Muito se fala em desumanização.
Desumanizar seria tirar humanidade do humano.
Parte-se do princípio, assim, que se sabe o que é ser um ser humano e as ações que nos levariam a aumentar a sua humanidade e aquelas que vão reduzi-la.
Talvez, possamo criar uma primeira classificação das definições de humanidade da seguinte maneira:
- conceito de humanização mais embasado na história e na experiência concreta dos humanos, que tenderia a reduzir aspectos morais e sentimentos daquilo que eu (ou o meu grupo político, filosófico, religioso, etc) gostaria que fosse e não o que de fato é;
- conceito de humanização menos embasado na história e na experiência concreta dos humanos, que tenderia a aumentar aspectos morais e sentimentos daquilo que eu (ou o meu grupo político, filosófico, religioso, etc) gostaria que fosse e não o que de fato é.
Assim, muito do que se fala sobre humanização parte-se do princípio daquilo que eu considero que é a humanidade, do que ela deveria ter sido ou o que ela deve ser.
Muito do discurso dos conservadores filosóficos e políticos, que criticam guinadas civilizacionais, se baseia justamente nesse aspecto: se não mudamos dessa forma até aqui é por algum motivo consistente.
(Não, não sou conservador.)
Quero abordar esse tema do ponto de vista da Antropologia Cognitiva para trazer algo novo a esse antigo debate.
Há algo muito importante, filosoficamente falando, quando temos Revoluções Cognitivas Descentralizadoras.
Revoluções Cognitivas Descentralizadoras marcam momentos de guinadas civilizacionais, pois há uma forma de pensar sobre o ser humano que vem de um determinado centro que se consolidou em função de determinado contexto demográfico-administrativo-tecnológico.
Este centro acaba por definir “quem somos nós” e gerar oposição que também define “quem deveríamos ser”.
(Acredito que o velho debate esquerda e direita passou por aí.)
A sociedade passa a ter um embate entre visões de “quem somos nós” filtradas e reguladas pelo status quo e pela oposição vigente, reduzindo o espaço para pensamentos alternativos.
Toda vez que há Revoluções Cognitivas Descentralizadoras temos na sequência Revoluções Filosóficas que têm a missão de revisar tudo que pensávamos sobre o humano.
Há um boom inovador e muito do que achávamos que era apenas cultural era Tecnocultural.

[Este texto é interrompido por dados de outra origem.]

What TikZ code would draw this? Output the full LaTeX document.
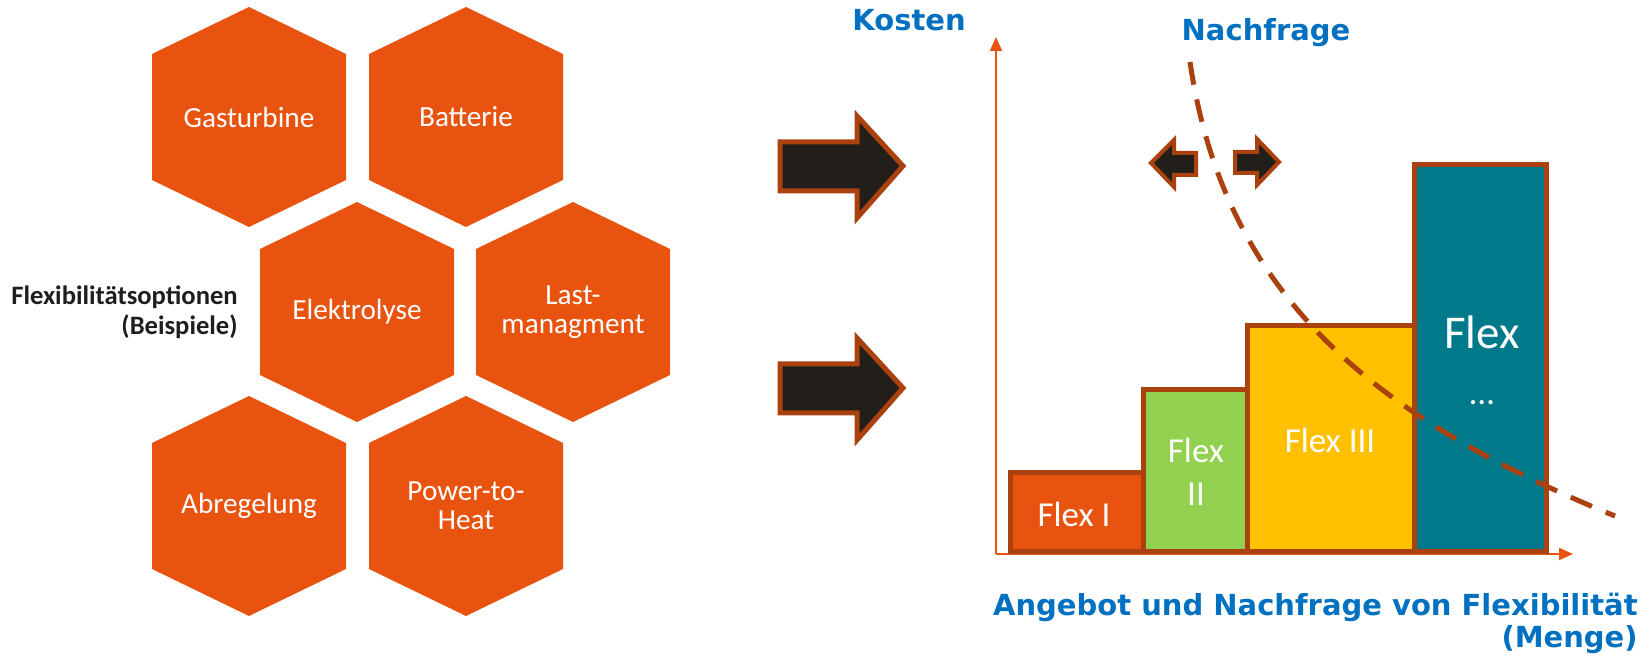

A cultura não foi adiante por simples incapacidade de superar determinadas barreiras.
Na verdade, há um espaço para novas vozes, novos pensamentos, novas práticas e novas facetas humanas.
Há depois de Revoluções Cognitivas Descentralizadoras boom Surto Filosófico, pois novos fenômenos passam a ser incompreendidos pelo antigo modo de pensar e agir.
Mas não só isso.
Há uma mudança do próprio humano, pois somos uma Tecno-espécie, que vive sob a égide da Complexidade Demográfica Progressiva.

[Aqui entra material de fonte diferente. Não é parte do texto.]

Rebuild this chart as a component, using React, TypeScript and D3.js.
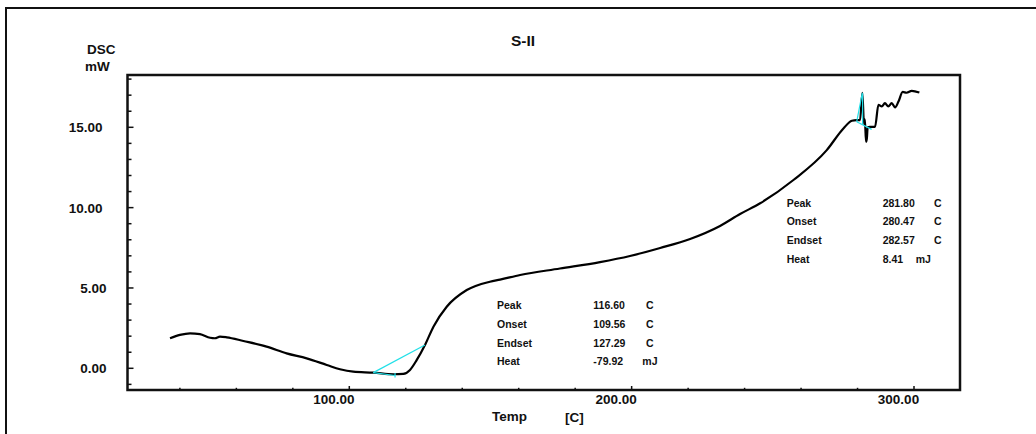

Há uma humanidade quando temos um número “x” de Sapiens no planeta e outra quando esse número aumenta, pois a complexidade para a sobrevivência aumenta e exige mudanças de todos os tipos, principalmente administrativas.
Revoluções Cognitivas Descentralizadoras nos ajudam a começar a resolver problemas, que antes eram inviáveis de serem resolvidos.

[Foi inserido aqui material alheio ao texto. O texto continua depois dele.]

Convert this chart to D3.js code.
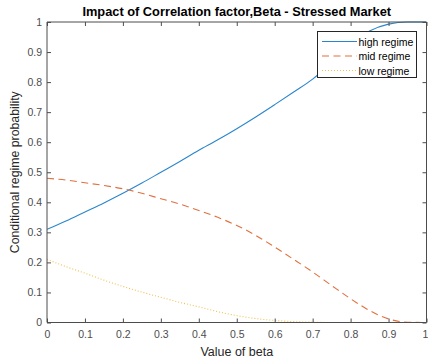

As tecnologias que temos disponíveis nos faz superar barreiras, além da Inteligência Coletiva acumulada, com seus pensadores incrementais e disruptivos ao longo do tempo.
E a experiência de uso de diferentes Tecnoculturas, com seus resultados eficazes ou não eficazes.
Tudo isso vai definindo uma humanidade e vai alterando o conceito de humanização.
Não podemos imaginar um Sapiens que habita um planeta com apenas milhões sendo o mesmo que vive em outro que tem bilhões.
O conceito de humanidade e humanização necessita ajustes e esse é o papel da Filosofia de maneira geral, do ponto de vista da visão existencial humana.
E da Filosofia 3.0, em particular, que precisa incorporar as mudanças demográficas, tecnológicas e o acúmulo de experiência e da Inteligência Coletiva para formular um novo conceito de humanidade.
E, por sua vez, de humanização.
O que é estarmos nos humanizando e o que não é.
(Este texto é o germe do livro “Filosofia 3.0: reflexões para preparar a chegada dos robôs nas nossas vidas”.)